Additional guidance is expected to be available by 31 March 2024, in particular on the definition of the terms "low-capacity jurisdictions” and “qualifying jurisdictions”. The fact that both terms have not been defined yet led to India expressing its reservation on the incomplete nature of the guidance. Further, the additional qualitative scoping criteria first mentioned in the 2023 Public Consultation Document is still outstanding as well and might further narrow the scope of the simplified and streamlined approach.
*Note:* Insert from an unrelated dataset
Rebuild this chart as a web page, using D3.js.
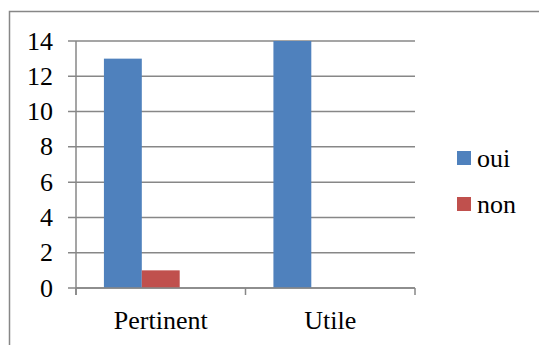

Given the scope narrowing and the voluntary nature of the simplified and streamlined approach, the Additional Guidance 2024 does not appear to further its intended goal, which is to streamline the process for transfer pricing baseline marketing and distribution activities in accordance with the arm's length principle with the clear aim to enhance tax certainty and reduce resource-intensive disputes between taxpayers and tax administrations. It remains to be seen if future guidance will be carried by this goal.